# What the task requires:
Copy the listing verbatim, excluding any images found in it.

# Raw data:
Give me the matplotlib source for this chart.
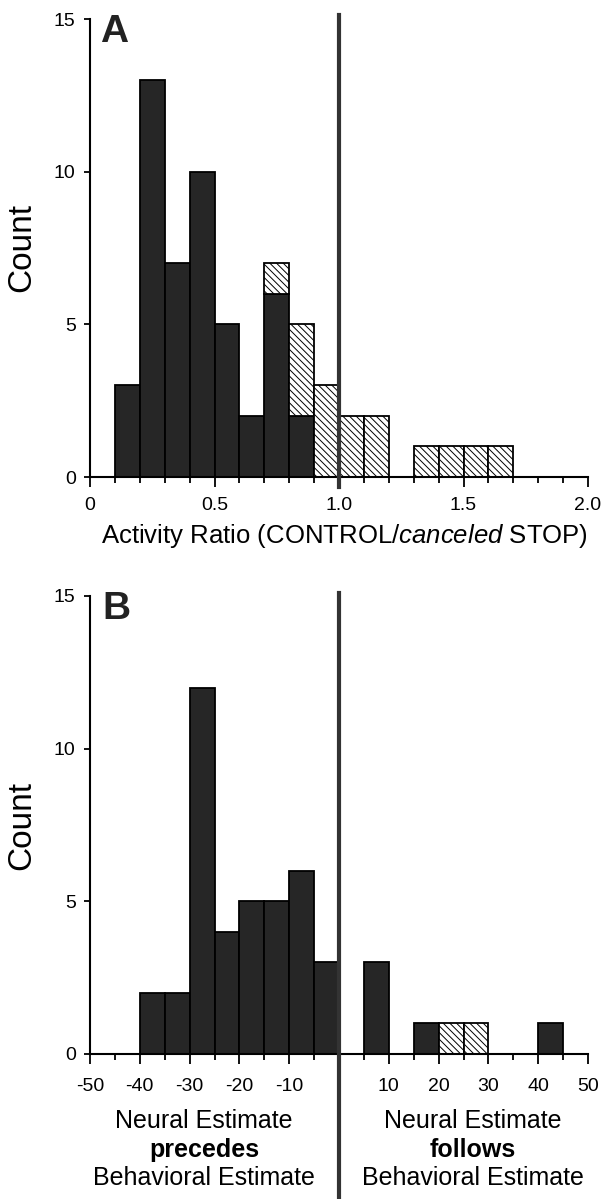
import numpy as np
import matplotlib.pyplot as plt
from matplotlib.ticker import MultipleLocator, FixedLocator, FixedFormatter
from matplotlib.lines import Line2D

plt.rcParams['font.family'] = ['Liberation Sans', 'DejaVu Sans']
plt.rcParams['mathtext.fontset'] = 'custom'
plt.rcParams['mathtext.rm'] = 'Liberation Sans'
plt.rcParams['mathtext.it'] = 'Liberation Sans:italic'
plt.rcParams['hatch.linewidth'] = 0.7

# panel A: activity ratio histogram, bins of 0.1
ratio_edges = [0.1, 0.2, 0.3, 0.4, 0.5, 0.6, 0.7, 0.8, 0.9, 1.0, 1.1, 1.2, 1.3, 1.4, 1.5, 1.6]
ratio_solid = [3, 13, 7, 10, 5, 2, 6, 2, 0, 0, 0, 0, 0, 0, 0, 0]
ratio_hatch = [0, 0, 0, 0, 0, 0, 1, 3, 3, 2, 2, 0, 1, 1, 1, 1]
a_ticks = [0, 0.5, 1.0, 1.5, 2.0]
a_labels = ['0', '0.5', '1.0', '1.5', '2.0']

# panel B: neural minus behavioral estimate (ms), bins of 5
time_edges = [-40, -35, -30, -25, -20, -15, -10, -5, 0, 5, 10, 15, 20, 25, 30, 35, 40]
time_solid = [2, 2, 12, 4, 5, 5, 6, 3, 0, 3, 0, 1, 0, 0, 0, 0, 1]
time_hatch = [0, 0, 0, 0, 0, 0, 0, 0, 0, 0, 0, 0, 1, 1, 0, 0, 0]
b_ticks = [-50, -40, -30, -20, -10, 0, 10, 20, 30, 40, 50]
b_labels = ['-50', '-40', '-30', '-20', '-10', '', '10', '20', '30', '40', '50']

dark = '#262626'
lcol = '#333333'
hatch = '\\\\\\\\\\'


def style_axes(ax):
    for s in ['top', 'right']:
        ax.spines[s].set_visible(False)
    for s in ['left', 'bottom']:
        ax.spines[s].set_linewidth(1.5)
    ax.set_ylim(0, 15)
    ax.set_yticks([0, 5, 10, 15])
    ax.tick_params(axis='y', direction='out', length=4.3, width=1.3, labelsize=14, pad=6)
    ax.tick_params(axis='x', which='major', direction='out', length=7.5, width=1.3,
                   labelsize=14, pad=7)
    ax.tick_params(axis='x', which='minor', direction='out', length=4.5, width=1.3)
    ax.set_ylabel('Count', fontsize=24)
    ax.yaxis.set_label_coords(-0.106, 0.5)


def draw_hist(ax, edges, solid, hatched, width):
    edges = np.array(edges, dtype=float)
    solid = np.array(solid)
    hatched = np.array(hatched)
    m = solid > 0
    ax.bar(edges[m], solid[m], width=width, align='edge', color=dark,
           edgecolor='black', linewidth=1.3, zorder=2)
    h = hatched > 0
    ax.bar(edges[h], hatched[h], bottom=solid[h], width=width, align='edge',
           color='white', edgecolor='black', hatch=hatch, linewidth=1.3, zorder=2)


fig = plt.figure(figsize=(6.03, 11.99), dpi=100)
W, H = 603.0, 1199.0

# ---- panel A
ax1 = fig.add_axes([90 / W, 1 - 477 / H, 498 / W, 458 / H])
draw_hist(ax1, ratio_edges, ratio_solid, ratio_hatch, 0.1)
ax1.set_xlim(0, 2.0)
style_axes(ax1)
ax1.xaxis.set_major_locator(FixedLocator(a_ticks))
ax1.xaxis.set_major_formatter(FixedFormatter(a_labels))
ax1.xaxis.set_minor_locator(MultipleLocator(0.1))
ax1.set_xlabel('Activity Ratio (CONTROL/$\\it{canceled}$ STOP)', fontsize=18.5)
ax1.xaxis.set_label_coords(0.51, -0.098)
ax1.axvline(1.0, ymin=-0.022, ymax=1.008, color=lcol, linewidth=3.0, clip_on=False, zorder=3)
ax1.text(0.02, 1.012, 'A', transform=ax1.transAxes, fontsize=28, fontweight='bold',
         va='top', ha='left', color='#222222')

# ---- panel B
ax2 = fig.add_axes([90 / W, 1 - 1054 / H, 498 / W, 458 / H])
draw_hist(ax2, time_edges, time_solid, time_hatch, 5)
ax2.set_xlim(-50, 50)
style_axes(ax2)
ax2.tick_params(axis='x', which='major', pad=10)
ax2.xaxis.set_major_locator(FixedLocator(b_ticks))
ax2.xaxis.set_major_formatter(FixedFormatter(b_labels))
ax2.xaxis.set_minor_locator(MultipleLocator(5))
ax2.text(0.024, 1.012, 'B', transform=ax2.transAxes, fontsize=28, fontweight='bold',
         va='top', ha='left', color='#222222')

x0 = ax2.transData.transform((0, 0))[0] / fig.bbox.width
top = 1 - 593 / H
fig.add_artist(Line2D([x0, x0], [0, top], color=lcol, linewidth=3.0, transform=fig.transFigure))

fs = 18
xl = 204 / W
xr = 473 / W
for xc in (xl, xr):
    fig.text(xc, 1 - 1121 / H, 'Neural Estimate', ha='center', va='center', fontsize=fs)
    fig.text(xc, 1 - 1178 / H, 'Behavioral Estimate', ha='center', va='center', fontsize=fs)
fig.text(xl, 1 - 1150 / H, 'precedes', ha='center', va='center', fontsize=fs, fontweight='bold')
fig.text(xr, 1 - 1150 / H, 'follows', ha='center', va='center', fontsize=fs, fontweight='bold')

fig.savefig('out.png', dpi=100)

# Exercise response:
Give me the matplotlib source for this chart.
import numpy as np
import matplotlib.pyplot as plt
from matplotlib.ticker import MultipleLocator, FixedLocator, FixedFormatter
from matplotlib.lines import Line2D

plt.rcParams['font.family'] = ['Liberation Sans', 'DejaVu Sans']
plt.rcParams['mathtext.fontset'] = 'custom'
plt.rcParams['mathtext.rm'] = 'Liberation Sans'
plt.rcParams['mathtext.it'] = 'Liberation Sans:italic'
plt.rcParams['hatch.linewidth'] = 0.7

# panel A: activity ratio histogram, bins of 0.1
ratio_edges = [0.1, 0.2, 0.3, 0.4, 0.5, 0.6, 0.7, 0.8, 0.9, 1.0, 1.1, 1.2, 1.3, 1.4, 1.5, 1.6]
ratio_solid = [3, 13, 7, 10, 5, 2, 6, 2, 0, 0, 0, 0, 0, 0, 0, 0]
ratio_hatch = [0, 0, 0, 0, 0, 0, 1, 3, 3, 2, 2, 0, 1, 1, 1, 1]
a_ticks = [0, 0.5, 1.0, 1.5, 2.0]
a_labels = ['0', '0.5', '1.0', '1.5', '2.0']

# panel B: neural minus behavioral estimate (ms), bins of 5
time_edges = [-40, -35, -30, -25, -20, -15, -10, -5, 0, 5, 10, 15, 20, 25, 30, 35, 40]
time_solid = [2, 2, 12, 4, 5, 5, 6, 3, 0, 3, 0, 1, 0, 0, 0, 0, 1]
time_hatch = [0, 0, 0, 0, 0, 0, 0, 0, 0, 0, 0, 0, 1, 1, 0, 0, 0]
b_ticks = [-50, -40, -30, -20, -10, 0, 10, 20, 30, 40, 50]
b_labels = ['-50', '-40', '-30', '-20', '-10', '', '10', '20', '30', '40', '50']

dark = '#262626'
lcol = '#333333'
hatch = '\\\\\\\\\\'


def style_axes(ax):
    for s in ['top', 'right']:
        ax.spines[s].set_visible(False)
    for s in ['left', 'bottom']:
        ax.spines[s].set_linewidth(1.5)
    ax.set_ylim(0, 15)
    ax.set_yticks([0, 5, 10, 15])
    ax.tick_params(axis='y', direction='out', length=4.3, width=1.3, labelsize=14, pad=6)
    ax.tick_params(axis='x', which='major', direction='out', length=7.5, width=1.3,
                   labelsize=14, pad=7)
    ax.tick_params(axis='x', which='minor', direction='out', length=4.5, width=1.3)
    ax.set_ylabel('Count', fontsize=24)
    ax.yaxis.set_label_coords(-0.106, 0.5)


def draw_hist(ax, edges, solid, hatched, width):
    edges = np.array(edges, dtype=float)
    solid = np.array(solid)
    hatched = np.array(hatched)
    m = solid > 0
    ax.bar(edges[m], solid[m], width=width, align='edge', color=dark,
           edgecolor='black', linewidth=1.3, zorder=2)
    h = hatched > 0
    ax.bar(edges[h], hatched[h], bottom=solid[h], width=width, align='edge',
           color='white', edgecolor='black', hatch=hatch, linewidth=1.3, zorder=2)


fig = plt.figure(figsize=(6.03, 11.99), dpi=100)
W, H = 603.0, 1199.0

# ---- panel A
ax1 = fig.add_axes([90 / W, 1 - 477 / H, 498 / W, 458 / H])
draw_hist(ax1, ratio_edges, ratio_solid, ratio_hatch, 0.1)
ax1.set_xlim(0, 2.0)
style_axes(ax1)
ax1.xaxis.set_major_locator(FixedLocator(a_ticks))
ax1.xaxis.set_major_formatter(FixedFormatter(a_labels))
ax1.xaxis.set_minor_locator(MultipleLocator(0.1))
ax1.set_xlabel('Activity Ratio (CONTROL/$\\it{canceled}$ STOP)', fontsize=18.5)
ax1.xaxis.set_label_coords(0.51, -0.098)
ax1.axvline(1.0, ymin=-0.022, ymax=1.008, color=lcol, linewidth=3.0, clip_on=False, zorder=3)
ax1.text(0.02, 1.012, 'A', transform=ax1.transAxes, fontsize=28, fontweight='bold',
         va='top', ha='left', color='#222222')

# ---- panel B
ax2 = fig.add_axes([90 / W, 1 - 1054 / H, 498 / W, 458 / H])
draw_hist(ax2, time_edges, time_solid, time_hatch, 5)
ax2.set_xlim(-50, 50)
style_axes(ax2)
ax2.tick_params(axis='x', which='major', pad=10)
ax2.xaxis.set_major_locator(FixedLocator(b_ticks))
ax2.xaxis.set_major_formatter(FixedFormatter(b_labels))
ax2.xaxis.set_minor_locator(MultipleLocator(5))
ax2.text(0.024, 1.012, 'B', transform=ax2.transAxes, fontsize=28, fontweight='bold',
         va='top', ha='left', color='#222222')

x0 = ax2.transData.transform((0, 0))[0] / fig.bbox.width
top = 1 - 593 / H
fig.add_artist(Line2D([x0, x0], [0, top], color=lcol, linewidth=3.0, transform=fig.transFigure))

fs = 18
xl = 204 / W
xr = 473 / W
for xc in (xl, xr):
    fig.text(xc, 1 - 1121 / H, 'Neural Estimate', ha='center', va='center', fontsize=fs)
    fig.text(xc, 1 - 1178 / H, 'Behavioral Estimate', ha='center', va='center', fontsize=fs)
fig.text(xl, 1 - 1150 / H, 'precedes', ha='center', va='center', fontsize=fs, fontweight='bold')
fig.text(xr, 1 - 1150 / H, 'follows', ha='center', va='center', fontsize=fs, fontweight='bold')

fig.savefig('out.png', dpi=100)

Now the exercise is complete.